[Aim of the exercise] Pictures stay out. Extract the lines below from the first one through the line with "y_1960 = [1161.52, 1162.8, 1164.0, 1165.1, 1166.1, 1167.17]", both included.

[Data segment]
* * * * *

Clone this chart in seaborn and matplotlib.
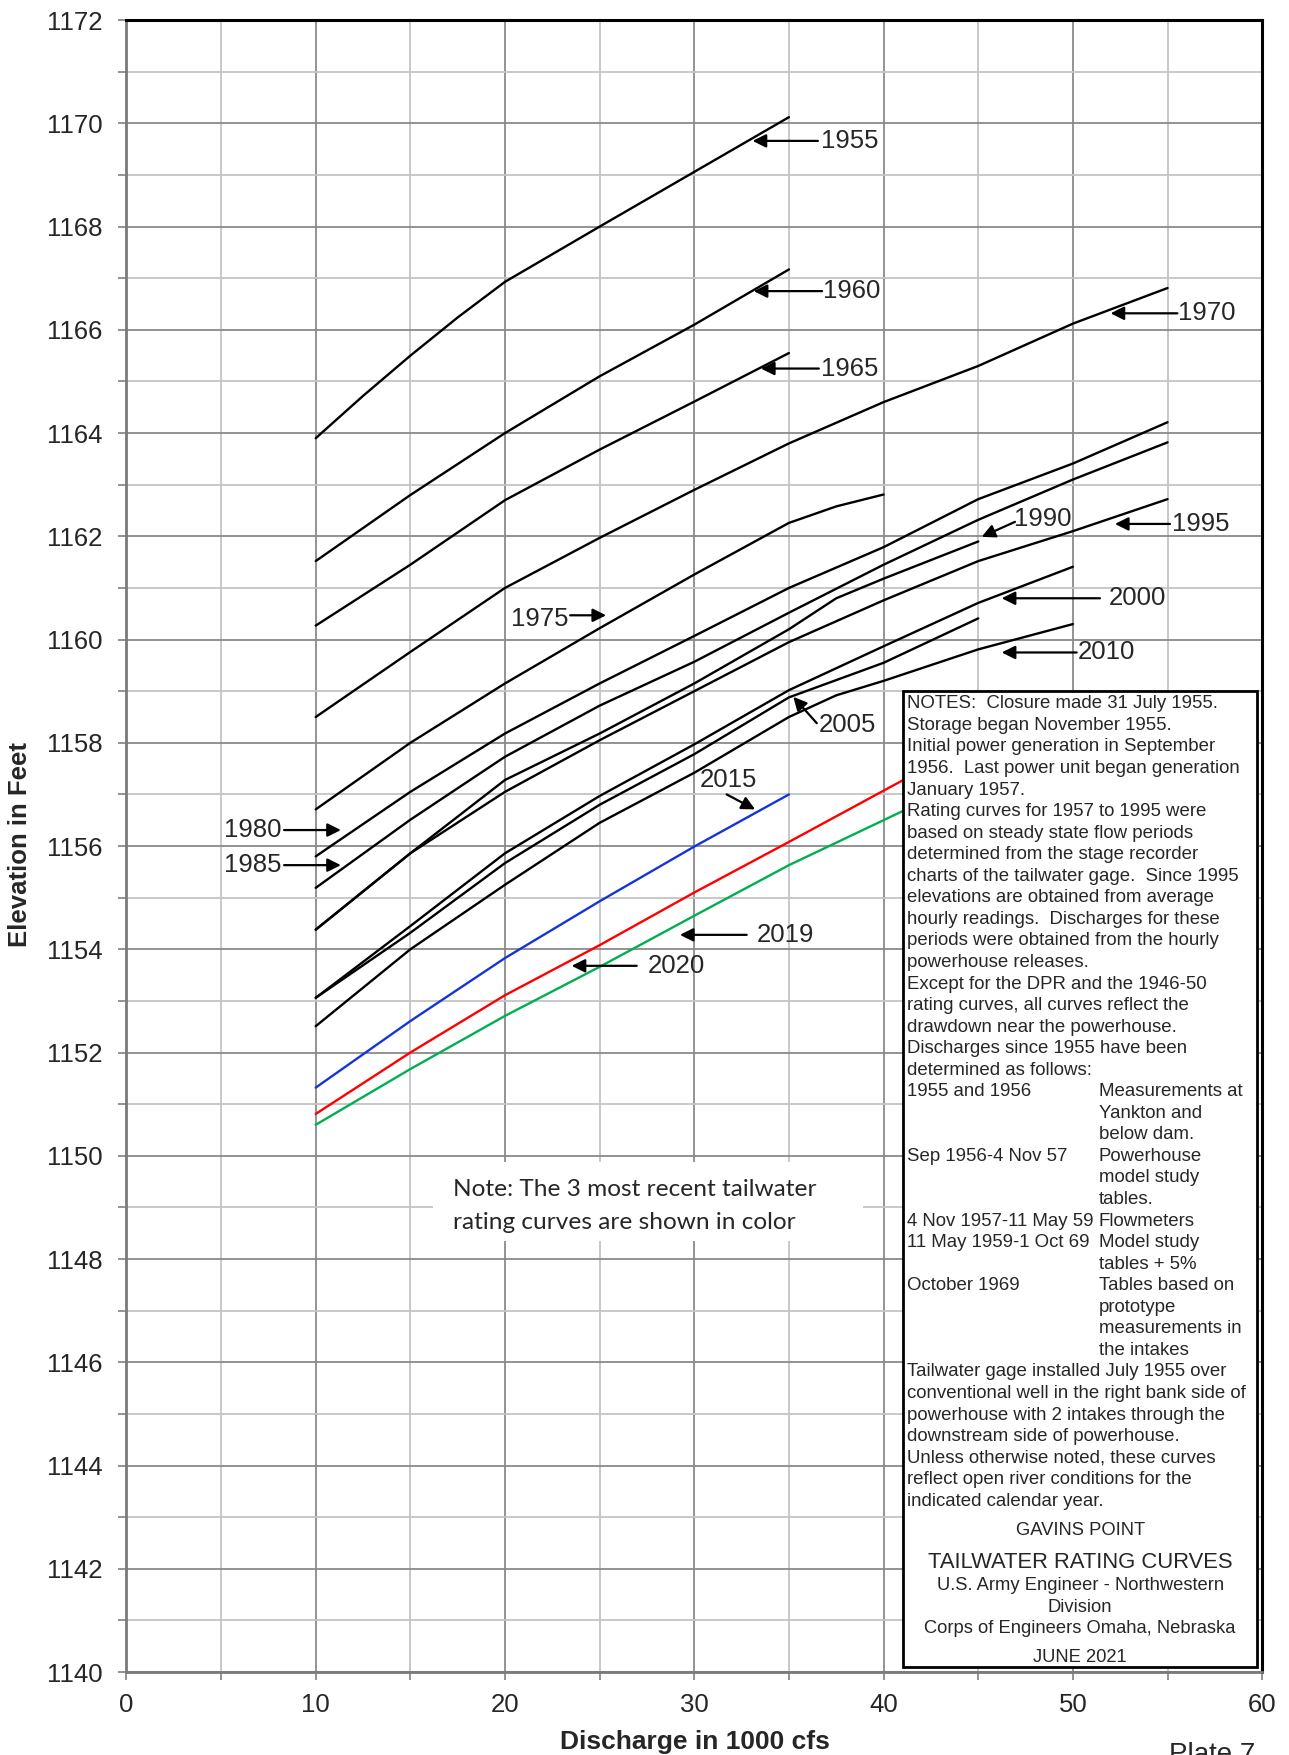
import numpy as np
import pandas as pd
import matplotlib
matplotlib.use("Agg")
import matplotlib.pyplot as plt
import seaborn as sns
from matplotlib.patches import Rectangle

# Tailwater rating curves: discharge (1000 cfs) vs. elevation (ft) per year
x_1955 = [10, 12.5, 15, 17.5, 20, 25, 30, 35]
y_1955 = [1163.9, 1164.72, 1165.5, 1166.24, 1166.93, 1168.0, 1169.06, 1170.12]

x_1960 = [10, 15, 20, 25, 30, 35]
y_1960 = [1161.52, 1162.8, 1164.0, 1165.1, 1166.1, 1167.17]

x_1965 = [10, 15, 20, 25, 30, 35]
y_1965 = [1160.27, 1161.45, 1162.7, 1163.68, 1164.61, 1165.55]

x_1970 = [10, 15, 20, 25, 30, 35, 40, 45, 50, 55]
y_1970 = [1158.5, 1159.76, 1161.0, 1161.97, 1162.9, 1163.8, 1164.6, 1165.3, 1166.12, 1166.81]

x_1975 = [10, 15, 20, 25, 30, 35, 37.5, 40]
y_1975 = [1156.71, 1158.0, 1159.15, 1160.22, 1161.26, 1162.26, 1162.58, 1162.81]

x_1980 = [10, 15, 20, 25, 30, 35, 40, 45, 50, 55]
y_1980 = [1155.8, 1157.05, 1158.18, 1159.15, 1160.07, 1161.0, 1161.79, 1162.72, 1163.41, 1164.21]

x_1985 = [10, 15, 20, 25, 30, 35, 40, 45, 50, 55]
y_1985 = [1155.19, 1156.51, 1157.73, 1158.72, 1159.57, 1160.52, 1161.45, 1162.32, 1163.1, 1163.82]

x_1990 = [10, 15, 20, 25, 30, 35, 37.5, 40, 45]
y_1990 = [1154.38, 1155.86, 1157.28, 1158.18, 1159.15, 1160.2, 1160.8, 1161.18, 1161.9]

x_1995 = [10, 15, 20, 25, 30, 35, 40, 45, 50, 55]
y_1995 = [1154.38, 1155.86, 1157.05, 1158.05, 1159.0, 1159.95, 1160.76, 1161.52, 1162.1, 1162.72]

x_2000 = [10, 15, 20, 25, 30, 35, 40, 45, 50]
y_2000 = [1153.06, 1154.45, 1155.86, 1156.97, 1157.97, 1159.02, 1159.87, 1160.71, 1161.41]

x_2005 = [10, 15, 20, 25, 30, 35, 40, 45]
y_2005 = [1153.06, 1154.32, 1155.67, 1156.8, 1157.78, 1158.88, 1159.55, 1160.41]

x_2010 = [10, 15, 20, 25, 30, 35, 37.5, 40, 45, 50]
y_2010 = [1152.51, 1154.0, 1155.25, 1156.45, 1157.42, 1158.5, 1158.92, 1159.2, 1159.81, 1160.3]

x_2015 = [10, 15, 20, 25, 30, 35]
y_2015 = [1151.32, 1152.61, 1153.83, 1154.93, 1155.99, 1157.0]

x_2019 = [10, 15, 20, 25, 30, 35, 42]
y_2019 = [1150.6, 1151.68, 1152.71, 1153.66, 1154.65, 1155.63, 1156.85]

x_2020 = [10, 15, 20, 25, 30, 35, 42]
y_2020 = [1150.81, 1152.0, 1153.11, 1154.08, 1155.1, 1156.08, 1157.47]

years = ["1955", "1960", "1965", "1970", "1975", "1980", "1985", "1990",
         "1995", "2000", "2005", "2010", "2015", "2019", "2020"]
series = {
    "1955": (x_1955, y_1955), "1960": (x_1960, y_1960), "1965": (x_1965, y_1965),
    "1970": (x_1970, y_1970), "1975": (x_1975, y_1975), "1980": (x_1980, y_1980),
    "1985": (x_1985, y_1985), "1990": (x_1990, y_1990), "1995": (x_1995, y_1995),
    "2000": (x_2000, y_2000), "2005": (x_2005, y_2005), "2010": (x_2010, y_2010),
    "2015": (x_2015, y_2015), "2019": (x_2019, y_2019), "2020": (x_2020, y_2020),
}

x_ticks = [0, 10, 20, 30, 40, 50, 60]
y_ticks = list(range(1140, 1173, 2))

rows = []
for yr in years:
    xs, ys = series[yr]
    for xv, yv in zip(xs, ys):
        rows.append({"year": yr, "discharge": xv, "elevation": yv})
df = pd.DataFrame(rows)

palette = {yr: "black" for yr in years}
palette["2015"] = "#1535d8"
palette["2019"] = "#00b050"
palette["2020"] = "#ff0000"

sns.set_style("white")
plt.rcParams["font.family"] = ["Liberation Sans", "DejaVu Sans"]

fig = plt.figure(figsize=(12.89, 17.55), dpi=100)
ax = fig.add_axes([126.4 / 1289, 1 - 1672 / 1755, (1262.2 - 126.4) / 1289, (1672 - 20.1) / 1755])

sns.lineplot(data=df, x="discharge", y="elevation", hue="year", palette=palette,
             estimator=None, sort=False, legend=False, linewidth=1.7, ax=ax, zorder=2)

ax.set_xlim(0, 60)
ax.set_ylim(1140, 1172)
ax.set_xticks(x_ticks)
ax.set_yticks(y_ticks)
ax.set_xticks(np.arange(5, 60, 10), minor=True)
ax.set_yticks(np.arange(1141, 1172, 2), minor=True)
ax.set_axisbelow(True)
ax.grid(which="major", color="#8a8a8a", linewidth=1.3)
ax.grid(which="minor", color="#c4c4c4", linewidth=1.3)
ax.tick_params(which="both", direction="out", length=6, width=1.3, color="#8a8a8a",
               left=True, bottom=True)
ax.tick_params(axis="y", labelsize=18.5, pad=11)
ax.tick_params(axis="x", labelsize=18.5, pad=9)
ax.set_xlabel("")
ax.set_ylabel("")
for side in ("left", "bottom"):
    ax.spines[side].set_color("#7a7a7a")
    ax.spines[side].set_linewidth(2)
for side in ("top", "right"):
    ax.spines[side].set_color("black")
    ax.spines[side].set_linewidth(2.2)

fig.text(695 / 1289, 1 - 1742 / 1755, "Discharge in 1000 cfs", ha="center", va="center",
         fontsize=19, fontweight="bold")
fig.text(20 / 1289, 1 - 845 / 1755, "Elevation in Feet", ha="center", va="center",
         rotation=90, fontsize=18.5, fontweight="bold")
fig.text(1169 / 1289, 1 - 1742 / 1755, "Plate 7", ha="left", va="top", fontsize=20)

# year labels with arrows pointing at their curves
arrow_kw = dict(arrowstyle="-|>", mutation_scale=20, lw=1.6, color="black",
                shrinkA=0, shrinkB=0)
labels = [
    ("1955", (33.08, 1169.66), (36.53, 1169.66), (36.7, 1169.66), "left"),
    ("1960", (33.14, 1166.75), (36.75, 1166.75), (36.8, 1166.75), "left"),
    ("1965", (33.52, 1165.25), (36.58, 1165.25), (36.7, 1165.25), "left"),
    ("1970", (51.99, 1166.32), (55.52, 1166.32), (55.55, 1166.32), "left"),
    ("1975", (25.34, 1160.47), (23.44, 1160.47), (23.35, 1160.40), "right"),
    ("1980", (11.33, 1156.31), (8.33, 1156.31), (8.2, 1156.31), "right"),
    ("1985", (11.33, 1155.63), (8.33, 1155.63), (8.2, 1155.63), "right"),
    ("1990", (45.18, 1161.99), (46.94, 1162.28), (46.9, 1162.34), "left"),
    ("1995", (52.22, 1162.24), (55.13, 1162.24), (55.25, 1162.24), "left"),
    ("2000", (46.24, 1160.80), (51.43, 1160.80), (51.9, 1160.80), "left"),
    ("2005", (35.23, 1158.89), (36.47, 1158.38), (36.6, 1158.34), "left"),
    ("2010", (46.24, 1159.75), (50.2, 1159.75), (50.25, 1159.75), "left"),
    ("2015", (33.21, 1156.71), (31.71, 1157.0), (30.3, 1157.27), "left"),
    ("2019", (29.24, 1154.28), (32.77, 1154.28), (33.3, 1154.28), "left"),
    ("2020", (23.52, 1153.68), (26.96, 1153.68), (27.55, 1153.68), "left"),
]
for text, tip, tail, pos, ha in labels:
    ax.annotate("", xy=tip, xytext=tail, arrowprops=arrow_kw, zorder=3)
    ax.text(pos[0], pos[1], text, ha=ha, va="center", fontsize=18.5, zorder=3)

# colour note on a white patch
ax.add_patch(Rectangle((16.2, 1148.35), 22.7, 1.52, facecolor="white", edgecolor="none", zorder=1))
ax.text(17.24, 1149.35, "Note: The 3 most recent tailwater", ha="left", va="center",
        fontsize=17.6, family=["Lato", "DejaVu Sans"], zorder=3)
ax.text(17.24, 1148.70, "rating curves are shown in color", ha="left", va="center",
        fontsize=17.6, family=["Lato", "DejaVu Sans"], zorder=3)

# notes box
ax.add_patch(Rectangle((41.03, 1140.1), 59.7 - 41.03, 1159.01 - 1140.1, facecolor="white",
                       edgecolor="black", linewidth=2, zorder=4))
notes_left = [
    "NOTES:  Closure made 31 July 1955.",
    "Storage began November 1955.",
    "Initial power generation in September",
    "1956.  Last power unit began generation",
    "January 1957.",
    "Rating curves for 1957 to 1995 were",
    "based on steady state flow periods",
    "determined from the stage recorder",
    "charts of the tailwater gage.  Since 1995",
    "elevations are obtained from average",
    "hourly readings.  Discharges for these",
    "periods were obtained from the hourly",
    "powerhouse releases.",
    "Except for the DPR and the 1946-50",
    "rating curves, all curves reflect the",
    "drawdown near the powerhouse.",
    "Discharges since 1955 have been",
    "determined as follows:",
    "1955 and 1956", "", "",
    "Sep 1956-4 Nov 57", "", "",
    "4 Nov 1957-11 May 59",
    "11 May 1959-1 Oct 69", "",
    "October 1969", "", "", "",
    "Tailwater gage installed July 1955 over",
    "conventional well in the right bank side of",
    "powerhouse with 2 intakes through the",
    "downstream side of powerhouse.",
    "Unless otherwise noted, these curves",
    "reflect open river conditions for the",
    "indicated calendar year.",
]
notes_right = [""] * 18 + [
    "Measurements at", "Yankton and", "below dam.",
    "Powerhouse", "model study", "tables.",
    "Flowmeters",
    "Model study", "tables + 5%",
    "Tables based on", "prototype", "measurements in", "the intakes",
] + [""] * 7
line_step = 0.4175
y0 = 1158.755
for i, (lt, rt) in enumerate(zip(notes_left, notes_right)):
    yy = y0 - i * line_step
    if lt:
        ax.text(41.26, yy, lt, ha="left", va="center", fontsize=13.4, zorder=5)
    if rt:
        ax.text(51.37, yy, rt, ha="left", va="center", fontsize=13.4, zorder=5)

footer = [
    ("GAVINS POINT", 1142.75, 13.2),
    ("TAILWATER RATING CURVES", 1142.12, 15.8),
    ("U.S. Army Engineer - Northwestern", 1141.67, 13.2),
    ("Division", 1141.25, 13.2),
    ("Corps of Engineers Omaha, Nebraska", 1140.85, 13.2),
    ("JUNE 2021", 1140.29, 13.2),
]
for txt, yy, fs in footer:
    ax.text(50.38, yy, txt, ha="center", va="center", fontsize=fs, zorder=5)

fig.savefig("out.png", dpi=100)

* * * * *

[Answer to this exercise]
Clone this chart in seaborn and matplotlib.
import numpy as np
import pandas as pd
import matplotlib
matplotlib.use("Agg")
import matplotlib.pyplot as plt
import seaborn as sns
from matplotlib.patches import Rectangle

# Tailwater rating curves: discharge (1000 cfs) vs. elevation (ft) per year
x_1955 = [10, 12.5, 15, 17.5, 20, 25, 30, 35]
y_1955 = [1163.9, 1164.72, 1165.5, 1166.24, 1166.93, 1168.0, 1169.06, 1170.12]

x_1960 = [10, 15, 20, 25, 30, 35]
y_1960 = [1161.52, 1162.8, 1164.0, 1165.1, 1166.1, 1167.17]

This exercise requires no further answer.